== SUPPLIED DATA
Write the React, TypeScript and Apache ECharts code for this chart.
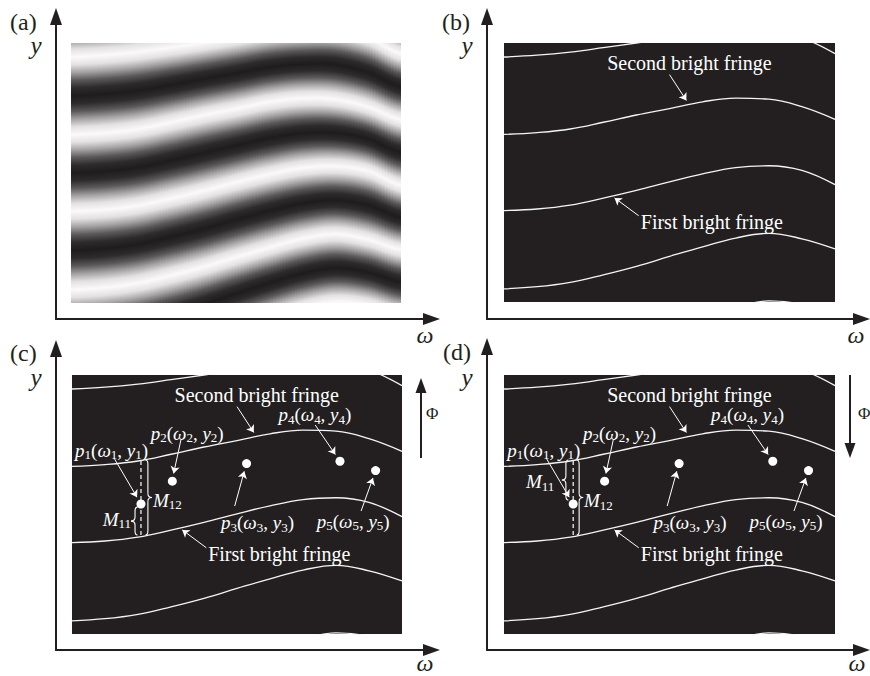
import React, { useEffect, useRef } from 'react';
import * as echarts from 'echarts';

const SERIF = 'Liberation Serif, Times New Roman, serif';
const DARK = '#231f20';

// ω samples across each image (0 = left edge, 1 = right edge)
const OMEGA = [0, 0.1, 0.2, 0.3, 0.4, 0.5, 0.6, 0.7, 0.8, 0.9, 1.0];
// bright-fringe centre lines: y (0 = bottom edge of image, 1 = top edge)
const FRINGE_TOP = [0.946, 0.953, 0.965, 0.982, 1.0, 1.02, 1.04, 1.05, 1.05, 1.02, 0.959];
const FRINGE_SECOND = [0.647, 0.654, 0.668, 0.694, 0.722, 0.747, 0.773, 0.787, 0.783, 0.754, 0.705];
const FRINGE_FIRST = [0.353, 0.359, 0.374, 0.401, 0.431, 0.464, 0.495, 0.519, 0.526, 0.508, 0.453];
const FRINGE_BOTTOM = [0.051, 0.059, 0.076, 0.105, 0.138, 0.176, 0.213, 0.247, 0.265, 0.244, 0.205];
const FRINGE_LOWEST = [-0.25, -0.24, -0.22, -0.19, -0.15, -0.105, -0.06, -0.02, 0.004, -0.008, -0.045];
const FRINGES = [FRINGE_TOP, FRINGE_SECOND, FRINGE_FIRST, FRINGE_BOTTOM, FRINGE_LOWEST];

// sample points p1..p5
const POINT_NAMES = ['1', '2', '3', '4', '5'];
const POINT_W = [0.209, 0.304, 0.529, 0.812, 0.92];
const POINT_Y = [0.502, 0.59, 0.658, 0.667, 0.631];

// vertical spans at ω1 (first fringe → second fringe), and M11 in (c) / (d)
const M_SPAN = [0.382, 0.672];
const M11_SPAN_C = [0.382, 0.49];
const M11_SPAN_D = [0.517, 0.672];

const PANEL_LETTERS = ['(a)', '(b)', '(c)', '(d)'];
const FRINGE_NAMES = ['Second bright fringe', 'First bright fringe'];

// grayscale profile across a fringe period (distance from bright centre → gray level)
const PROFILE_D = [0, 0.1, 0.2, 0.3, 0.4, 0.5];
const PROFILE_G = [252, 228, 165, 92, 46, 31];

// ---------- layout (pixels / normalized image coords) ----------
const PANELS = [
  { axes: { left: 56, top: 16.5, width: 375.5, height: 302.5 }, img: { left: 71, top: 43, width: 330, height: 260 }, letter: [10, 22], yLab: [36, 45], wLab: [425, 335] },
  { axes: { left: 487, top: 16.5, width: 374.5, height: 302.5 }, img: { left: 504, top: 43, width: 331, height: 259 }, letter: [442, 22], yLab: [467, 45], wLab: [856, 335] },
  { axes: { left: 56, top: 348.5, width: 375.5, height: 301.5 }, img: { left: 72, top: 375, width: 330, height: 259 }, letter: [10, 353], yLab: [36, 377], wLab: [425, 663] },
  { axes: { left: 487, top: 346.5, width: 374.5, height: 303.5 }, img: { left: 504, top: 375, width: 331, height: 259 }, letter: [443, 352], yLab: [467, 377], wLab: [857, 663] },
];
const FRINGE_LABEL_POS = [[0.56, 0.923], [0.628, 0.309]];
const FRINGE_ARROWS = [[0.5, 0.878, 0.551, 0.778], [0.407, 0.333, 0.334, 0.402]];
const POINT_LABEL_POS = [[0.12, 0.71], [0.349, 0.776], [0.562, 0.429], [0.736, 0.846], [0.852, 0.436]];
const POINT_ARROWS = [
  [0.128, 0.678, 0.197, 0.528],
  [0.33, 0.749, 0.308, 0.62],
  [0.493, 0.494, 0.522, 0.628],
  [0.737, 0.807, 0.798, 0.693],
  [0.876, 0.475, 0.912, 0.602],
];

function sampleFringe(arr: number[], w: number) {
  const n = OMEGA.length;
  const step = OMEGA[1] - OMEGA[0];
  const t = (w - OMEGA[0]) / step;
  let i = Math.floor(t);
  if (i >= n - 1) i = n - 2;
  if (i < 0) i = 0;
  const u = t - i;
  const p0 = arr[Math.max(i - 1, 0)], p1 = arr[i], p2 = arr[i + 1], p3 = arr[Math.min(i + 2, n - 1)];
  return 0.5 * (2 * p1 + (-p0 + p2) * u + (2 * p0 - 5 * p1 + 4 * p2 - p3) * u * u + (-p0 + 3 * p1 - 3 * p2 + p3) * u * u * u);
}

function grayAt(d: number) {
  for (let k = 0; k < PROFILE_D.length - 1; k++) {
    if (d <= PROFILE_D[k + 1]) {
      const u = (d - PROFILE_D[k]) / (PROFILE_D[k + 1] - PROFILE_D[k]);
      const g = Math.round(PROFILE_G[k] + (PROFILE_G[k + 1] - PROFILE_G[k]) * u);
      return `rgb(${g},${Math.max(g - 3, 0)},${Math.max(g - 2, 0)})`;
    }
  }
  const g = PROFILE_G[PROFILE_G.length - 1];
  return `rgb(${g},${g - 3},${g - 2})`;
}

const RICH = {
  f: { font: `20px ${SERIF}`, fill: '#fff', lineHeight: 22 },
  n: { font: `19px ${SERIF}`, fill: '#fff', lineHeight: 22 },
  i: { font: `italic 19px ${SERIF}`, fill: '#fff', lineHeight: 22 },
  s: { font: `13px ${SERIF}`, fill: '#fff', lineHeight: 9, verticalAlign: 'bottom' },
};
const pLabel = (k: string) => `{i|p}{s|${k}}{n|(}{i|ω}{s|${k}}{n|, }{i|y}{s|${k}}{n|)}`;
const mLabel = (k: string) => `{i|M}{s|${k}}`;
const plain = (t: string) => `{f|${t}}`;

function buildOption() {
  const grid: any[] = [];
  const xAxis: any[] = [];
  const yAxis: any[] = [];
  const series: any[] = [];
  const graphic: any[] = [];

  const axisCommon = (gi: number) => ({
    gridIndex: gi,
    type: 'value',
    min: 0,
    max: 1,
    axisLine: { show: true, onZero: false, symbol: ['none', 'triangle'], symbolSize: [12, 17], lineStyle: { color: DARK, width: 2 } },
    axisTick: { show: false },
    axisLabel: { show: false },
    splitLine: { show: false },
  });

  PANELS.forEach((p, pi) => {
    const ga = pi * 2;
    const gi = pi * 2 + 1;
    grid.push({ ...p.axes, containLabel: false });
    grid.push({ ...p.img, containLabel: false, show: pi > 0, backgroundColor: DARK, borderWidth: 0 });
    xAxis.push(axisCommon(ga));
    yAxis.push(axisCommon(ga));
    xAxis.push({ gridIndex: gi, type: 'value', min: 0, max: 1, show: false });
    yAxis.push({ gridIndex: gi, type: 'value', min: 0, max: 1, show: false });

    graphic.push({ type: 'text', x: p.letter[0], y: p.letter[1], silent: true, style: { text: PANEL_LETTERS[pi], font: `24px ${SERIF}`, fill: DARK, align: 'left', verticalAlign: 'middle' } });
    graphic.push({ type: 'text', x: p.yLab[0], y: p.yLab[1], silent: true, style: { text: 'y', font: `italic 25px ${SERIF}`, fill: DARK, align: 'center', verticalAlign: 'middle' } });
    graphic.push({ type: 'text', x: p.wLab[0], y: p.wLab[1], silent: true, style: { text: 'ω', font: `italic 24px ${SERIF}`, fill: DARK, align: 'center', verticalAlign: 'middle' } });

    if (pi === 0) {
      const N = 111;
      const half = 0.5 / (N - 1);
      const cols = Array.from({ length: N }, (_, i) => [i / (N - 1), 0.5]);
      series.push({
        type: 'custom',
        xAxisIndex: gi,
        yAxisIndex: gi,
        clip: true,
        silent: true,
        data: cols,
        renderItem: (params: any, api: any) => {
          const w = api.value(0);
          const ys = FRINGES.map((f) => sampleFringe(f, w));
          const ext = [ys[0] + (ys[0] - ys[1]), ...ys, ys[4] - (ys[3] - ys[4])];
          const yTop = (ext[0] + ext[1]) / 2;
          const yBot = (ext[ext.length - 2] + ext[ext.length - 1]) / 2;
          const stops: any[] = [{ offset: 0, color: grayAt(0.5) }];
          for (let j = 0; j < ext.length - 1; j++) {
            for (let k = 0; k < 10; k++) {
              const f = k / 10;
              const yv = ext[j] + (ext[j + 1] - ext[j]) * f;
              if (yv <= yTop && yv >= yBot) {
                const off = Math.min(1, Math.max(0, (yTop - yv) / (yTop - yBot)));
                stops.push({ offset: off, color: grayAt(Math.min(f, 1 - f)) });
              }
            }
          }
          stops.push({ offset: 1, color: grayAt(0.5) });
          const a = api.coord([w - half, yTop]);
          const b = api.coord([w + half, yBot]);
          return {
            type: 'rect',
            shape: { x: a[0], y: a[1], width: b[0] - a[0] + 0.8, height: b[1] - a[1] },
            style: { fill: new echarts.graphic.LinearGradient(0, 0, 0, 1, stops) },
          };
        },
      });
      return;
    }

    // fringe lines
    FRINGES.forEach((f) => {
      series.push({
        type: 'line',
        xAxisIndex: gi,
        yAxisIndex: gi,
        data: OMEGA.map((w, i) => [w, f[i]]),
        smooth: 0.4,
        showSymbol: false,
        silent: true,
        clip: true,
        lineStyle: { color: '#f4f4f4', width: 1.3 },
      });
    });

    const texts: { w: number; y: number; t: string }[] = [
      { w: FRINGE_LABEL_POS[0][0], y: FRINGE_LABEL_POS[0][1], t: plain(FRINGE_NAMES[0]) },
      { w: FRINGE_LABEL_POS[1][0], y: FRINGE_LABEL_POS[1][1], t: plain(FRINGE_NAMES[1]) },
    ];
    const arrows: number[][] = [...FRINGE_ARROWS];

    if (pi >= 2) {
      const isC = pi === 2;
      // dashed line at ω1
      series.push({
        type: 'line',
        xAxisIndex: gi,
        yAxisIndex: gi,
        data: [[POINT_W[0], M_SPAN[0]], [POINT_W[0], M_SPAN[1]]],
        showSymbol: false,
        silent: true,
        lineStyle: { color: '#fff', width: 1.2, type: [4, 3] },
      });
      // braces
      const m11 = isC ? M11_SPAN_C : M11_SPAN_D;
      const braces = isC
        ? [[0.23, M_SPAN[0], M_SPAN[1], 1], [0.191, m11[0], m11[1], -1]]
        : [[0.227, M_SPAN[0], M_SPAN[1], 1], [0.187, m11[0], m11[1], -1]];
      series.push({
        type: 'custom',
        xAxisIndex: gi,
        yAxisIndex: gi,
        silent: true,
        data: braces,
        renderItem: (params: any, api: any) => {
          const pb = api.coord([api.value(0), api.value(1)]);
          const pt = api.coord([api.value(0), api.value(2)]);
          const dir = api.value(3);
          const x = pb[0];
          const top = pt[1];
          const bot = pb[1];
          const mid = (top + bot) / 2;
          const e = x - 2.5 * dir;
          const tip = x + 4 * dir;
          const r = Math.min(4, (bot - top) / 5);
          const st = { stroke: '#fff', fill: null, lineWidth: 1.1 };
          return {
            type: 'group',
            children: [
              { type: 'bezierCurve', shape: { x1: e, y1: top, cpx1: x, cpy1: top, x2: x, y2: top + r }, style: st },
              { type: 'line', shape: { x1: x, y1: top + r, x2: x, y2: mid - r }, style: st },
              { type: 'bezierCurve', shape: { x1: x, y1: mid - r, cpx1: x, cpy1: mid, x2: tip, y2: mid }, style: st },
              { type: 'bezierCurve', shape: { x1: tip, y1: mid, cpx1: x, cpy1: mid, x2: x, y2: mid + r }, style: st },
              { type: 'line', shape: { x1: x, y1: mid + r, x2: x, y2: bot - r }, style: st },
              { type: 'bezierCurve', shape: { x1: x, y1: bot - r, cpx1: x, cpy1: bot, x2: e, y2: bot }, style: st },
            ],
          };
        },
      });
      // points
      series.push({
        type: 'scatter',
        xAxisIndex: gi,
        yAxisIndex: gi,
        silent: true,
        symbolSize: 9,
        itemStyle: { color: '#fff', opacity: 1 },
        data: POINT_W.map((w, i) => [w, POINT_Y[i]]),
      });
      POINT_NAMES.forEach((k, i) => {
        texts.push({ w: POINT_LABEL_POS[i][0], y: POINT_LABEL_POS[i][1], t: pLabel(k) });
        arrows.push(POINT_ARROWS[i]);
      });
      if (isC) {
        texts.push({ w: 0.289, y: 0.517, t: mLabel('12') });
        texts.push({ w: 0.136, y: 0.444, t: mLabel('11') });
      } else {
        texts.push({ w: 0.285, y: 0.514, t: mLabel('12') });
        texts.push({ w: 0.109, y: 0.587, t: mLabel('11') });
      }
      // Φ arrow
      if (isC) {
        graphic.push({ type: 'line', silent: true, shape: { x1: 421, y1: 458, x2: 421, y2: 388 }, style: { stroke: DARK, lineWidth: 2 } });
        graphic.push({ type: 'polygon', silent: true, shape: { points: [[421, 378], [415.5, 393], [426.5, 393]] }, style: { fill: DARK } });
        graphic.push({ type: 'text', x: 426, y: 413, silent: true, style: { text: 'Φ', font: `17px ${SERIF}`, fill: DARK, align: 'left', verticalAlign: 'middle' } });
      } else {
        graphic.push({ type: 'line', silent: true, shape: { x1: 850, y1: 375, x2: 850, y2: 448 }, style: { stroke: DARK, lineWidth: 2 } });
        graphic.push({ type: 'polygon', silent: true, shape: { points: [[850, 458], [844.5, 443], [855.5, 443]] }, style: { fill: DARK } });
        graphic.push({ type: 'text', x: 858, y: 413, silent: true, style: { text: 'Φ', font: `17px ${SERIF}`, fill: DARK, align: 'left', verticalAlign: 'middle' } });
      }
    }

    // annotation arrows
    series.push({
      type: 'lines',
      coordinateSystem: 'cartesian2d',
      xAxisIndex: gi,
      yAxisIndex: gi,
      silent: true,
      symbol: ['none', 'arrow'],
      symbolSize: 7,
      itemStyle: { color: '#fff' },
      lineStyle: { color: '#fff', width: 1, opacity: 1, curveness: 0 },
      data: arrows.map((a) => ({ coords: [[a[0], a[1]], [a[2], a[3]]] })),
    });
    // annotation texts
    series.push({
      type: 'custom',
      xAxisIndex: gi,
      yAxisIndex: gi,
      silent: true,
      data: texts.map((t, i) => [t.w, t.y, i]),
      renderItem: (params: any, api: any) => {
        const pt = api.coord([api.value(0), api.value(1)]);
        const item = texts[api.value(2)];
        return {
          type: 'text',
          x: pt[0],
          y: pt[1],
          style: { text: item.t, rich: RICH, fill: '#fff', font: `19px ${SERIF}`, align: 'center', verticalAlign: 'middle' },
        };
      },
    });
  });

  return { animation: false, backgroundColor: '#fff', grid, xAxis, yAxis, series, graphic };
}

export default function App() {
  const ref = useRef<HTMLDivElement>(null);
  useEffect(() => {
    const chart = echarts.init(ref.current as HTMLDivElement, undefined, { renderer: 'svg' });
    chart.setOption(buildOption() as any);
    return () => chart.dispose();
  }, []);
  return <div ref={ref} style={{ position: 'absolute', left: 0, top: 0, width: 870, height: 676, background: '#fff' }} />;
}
====
WHAT THE TASK ASKS
Begin at the top of the material above and output each line exactly, stopping after the line that holds "const DARK = '#231f20';". Leave out pictures.

RESPONSE
Write the React, TypeScript and Apache ECharts code for this chart.
import React, { useEffect, useRef } from 'react';
import * as echarts from 'echarts';

const SERIF = 'Liberation Serif, Times New Roman, serif';
const DARK = '#231f20';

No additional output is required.